** START DATASET EXTRACT **
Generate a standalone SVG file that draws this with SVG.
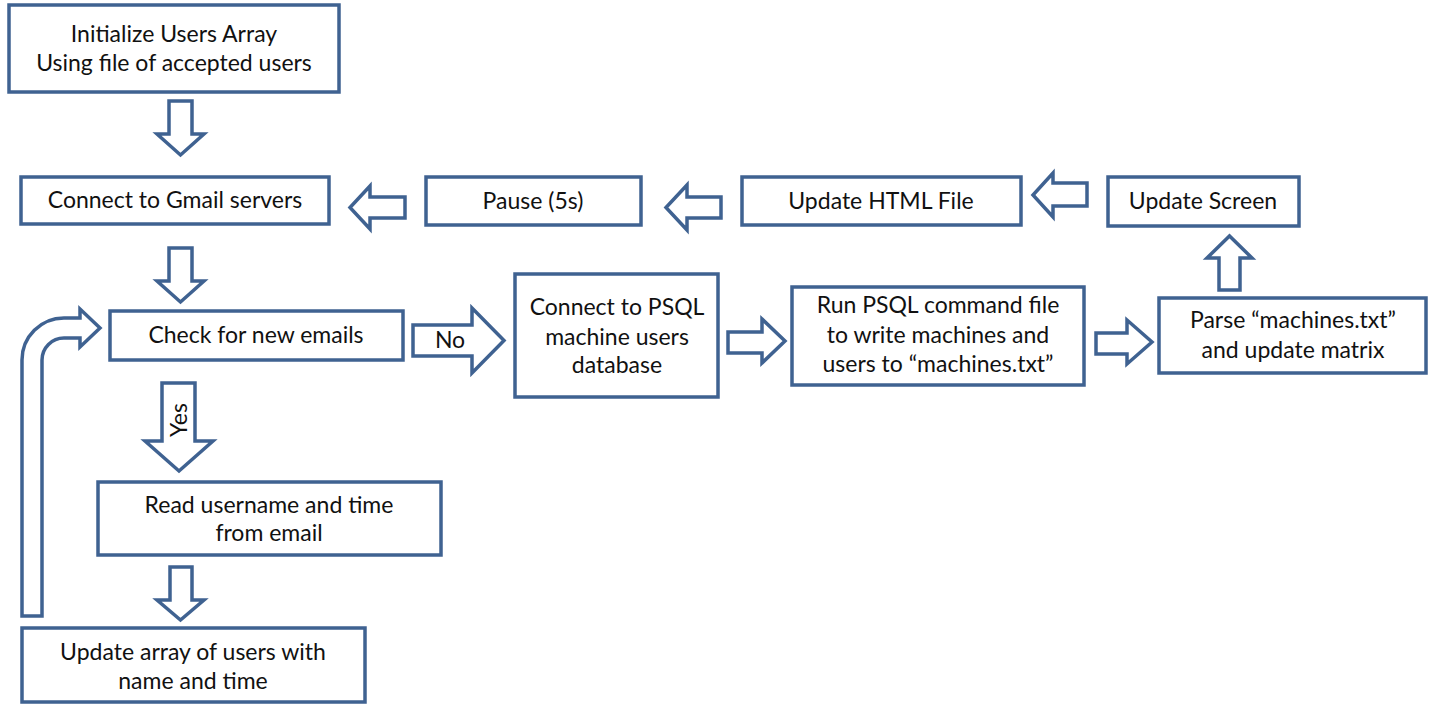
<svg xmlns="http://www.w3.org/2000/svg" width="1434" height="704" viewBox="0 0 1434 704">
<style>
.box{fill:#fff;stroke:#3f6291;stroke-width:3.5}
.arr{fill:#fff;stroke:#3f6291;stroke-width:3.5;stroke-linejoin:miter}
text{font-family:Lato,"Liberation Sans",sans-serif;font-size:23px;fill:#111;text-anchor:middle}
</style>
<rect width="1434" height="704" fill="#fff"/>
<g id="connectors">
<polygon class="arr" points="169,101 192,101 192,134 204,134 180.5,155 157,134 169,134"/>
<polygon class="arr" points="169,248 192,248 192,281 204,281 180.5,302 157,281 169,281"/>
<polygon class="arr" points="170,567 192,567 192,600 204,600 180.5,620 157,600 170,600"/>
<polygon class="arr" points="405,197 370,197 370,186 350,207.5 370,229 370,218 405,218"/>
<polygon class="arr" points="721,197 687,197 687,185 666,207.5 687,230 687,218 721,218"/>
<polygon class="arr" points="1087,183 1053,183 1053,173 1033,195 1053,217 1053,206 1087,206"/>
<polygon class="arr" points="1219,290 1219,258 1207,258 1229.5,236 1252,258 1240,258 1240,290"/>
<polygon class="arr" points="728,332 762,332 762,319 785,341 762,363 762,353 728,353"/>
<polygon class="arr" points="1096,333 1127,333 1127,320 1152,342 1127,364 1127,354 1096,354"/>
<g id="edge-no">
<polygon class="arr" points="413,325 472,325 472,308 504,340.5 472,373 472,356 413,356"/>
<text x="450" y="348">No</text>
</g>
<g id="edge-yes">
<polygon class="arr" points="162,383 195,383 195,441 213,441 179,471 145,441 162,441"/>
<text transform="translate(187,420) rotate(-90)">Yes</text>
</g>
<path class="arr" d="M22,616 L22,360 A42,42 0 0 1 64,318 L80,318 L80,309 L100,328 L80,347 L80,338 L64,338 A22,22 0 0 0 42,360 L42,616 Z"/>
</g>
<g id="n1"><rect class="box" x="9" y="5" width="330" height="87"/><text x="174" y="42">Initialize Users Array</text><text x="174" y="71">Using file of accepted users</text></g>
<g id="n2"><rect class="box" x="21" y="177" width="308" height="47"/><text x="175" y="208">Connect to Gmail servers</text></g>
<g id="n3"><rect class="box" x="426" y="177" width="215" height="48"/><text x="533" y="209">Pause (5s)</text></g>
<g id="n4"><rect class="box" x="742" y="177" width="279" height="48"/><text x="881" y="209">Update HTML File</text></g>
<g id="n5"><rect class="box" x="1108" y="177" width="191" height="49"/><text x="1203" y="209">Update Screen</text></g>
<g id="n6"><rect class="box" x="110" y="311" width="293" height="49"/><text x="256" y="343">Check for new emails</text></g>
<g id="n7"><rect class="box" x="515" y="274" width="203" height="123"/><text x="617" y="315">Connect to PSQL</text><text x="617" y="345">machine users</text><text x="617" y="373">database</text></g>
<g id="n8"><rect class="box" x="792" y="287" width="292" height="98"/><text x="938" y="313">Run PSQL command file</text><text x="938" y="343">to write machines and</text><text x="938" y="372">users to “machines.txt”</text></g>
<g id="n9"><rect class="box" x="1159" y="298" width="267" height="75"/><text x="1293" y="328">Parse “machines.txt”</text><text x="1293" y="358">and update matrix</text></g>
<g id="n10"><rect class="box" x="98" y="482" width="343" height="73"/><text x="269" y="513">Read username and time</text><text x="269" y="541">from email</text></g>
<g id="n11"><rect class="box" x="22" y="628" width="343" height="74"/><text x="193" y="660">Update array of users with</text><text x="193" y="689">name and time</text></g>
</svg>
** END DATASET EXTRACT **
TASK GOAL: Pictures in the data above should not be copied; transcribe everything else exactly.

CORRECT RESULT:
Generate a standalone SVG file that draws this with SVG.
<svg xmlns="http://www.w3.org/2000/svg" width="1434" height="704" viewBox="0 0 1434 704">
<style>
.box{fill:#fff;stroke:#3f6291;stroke-width:3.5}
.arr{fill:#fff;stroke:#3f6291;stroke-width:3.5;stroke-linejoin:miter}
text{font-family:Lato,"Liberation Sans",sans-serif;font-size:23px;fill:#111;text-anchor:middle}
</style>
<rect width="1434" height="704" fill="#fff"/>
<g id="connectors">
<polygon class="arr" points="169,101 192,101 192,134 204,134 180.5,155 157,134 169,134"/>
<polygon class="arr" points="169,248 192,248 192,281 204,281 180.5,302 157,281 169,281"/>
<polygon class="arr" points="170,567 192,567 192,600 204,600 180.5,620 157,600 170,600"/>
<polygon class="arr" points="405,197 370,197 370,186 350,207.5 370,229 370,218 405,218"/>
<polygon class="arr" points="721,197 687,197 687,185 666,207.5 687,230 687,218 721,218"/>
<polygon class="arr" points="1087,183 1053,183 1053,173 1033,195 1053,217 1053,206 1087,206"/>
<polygon class="arr" points="1219,290 1219,258 1207,258 1229.5,236 1252,258 1240,258 1240,290"/>
<polygon class="arr" points="728,332 762,332 762,319 785,341 762,363 762,353 728,353"/>
<polygon class="arr" points="1096,333 1127,333 1127,320 1152,342 1127,364 1127,354 1096,354"/>
<g id="edge-no">
<polygon class="arr" points="413,325 472,325 472,308 504,340.5 472,373 472,356 413,356"/>
<text x="450" y="348">No</text>
</g>
<g id="edge-yes">
<polygon class="arr" points="162,383 195,383 195,441 213,441 179,471 145,441 162,441"/>
<text transform="translate(187,420) rotate(-90)">Yes</text>
</g>
<path class="arr" d="M22,616 L22,360 A42,42 0 0 1 64,318 L80,318 L80,309 L100,328 L80,347 L80,338 L64,338 A22,22 0 0 0 42,360 L42,616 Z"/>
</g>
<g id="n1"><rect class="box" x="9" y="5" width="330" height="87"/><text x="174" y="42">Initialize Users Array</text><text x="174" y="71">Using file of accepted users</text></g>
<g id="n2"><rect class="box" x="21" y="177" width="308" height="47"/><text x="175" y="208">Connect to Gmail servers</text></g>
<g id="n3"><rect class="box" x="426" y="177" width="215" height="48"/><text x="533" y="209">Pause (5s)</text></g>
<g id="n4"><rect class="box" x="742" y="177" width="279" height="48"/><text x="881" y="209">Update HTML File</text></g>
<g id="n5"><rect class="box" x="1108" y="177" width="191" height="49"/><text x="1203" y="209">Update Screen</text></g>
<g id="n6"><rect class="box" x="110" y="311" width="293" height="49"/><text x="256" y="343">Check for new emails</text></g>
<g id="n7"><rect class="box" x="515" y="274" width="203" height="123"/><text x="617" y="315">Connect to PSQL</text><text x="617" y="345">machine users</text><text x="617" y="373">database</text></g>
<g id="n8"><rect class="box" x="792" y="287" width="292" height="98"/><text x="938" y="313">Run PSQL command file</text><text x="938" y="343">to write machines and</text><text x="938" y="372">users to “machines.txt”</text></g>
<g id="n9"><rect class="box" x="1159" y="298" width="267" height="75"/><text x="1293" y="328">Parse “machines.txt”</text><text x="1293" y="358">and update matrix</text></g>
<g id="n10"><rect class="box" x="98" y="482" width="343" height="73"/><text x="269" y="513">Read username and time</text><text x="269" y="541">from email</text></g>
<g id="n11"><rect class="box" x="22" y="628" width="343" height="74"/><text x="193" y="660">Update array of users with</text><text x="193" y="689">name and time</text></g>
</svg>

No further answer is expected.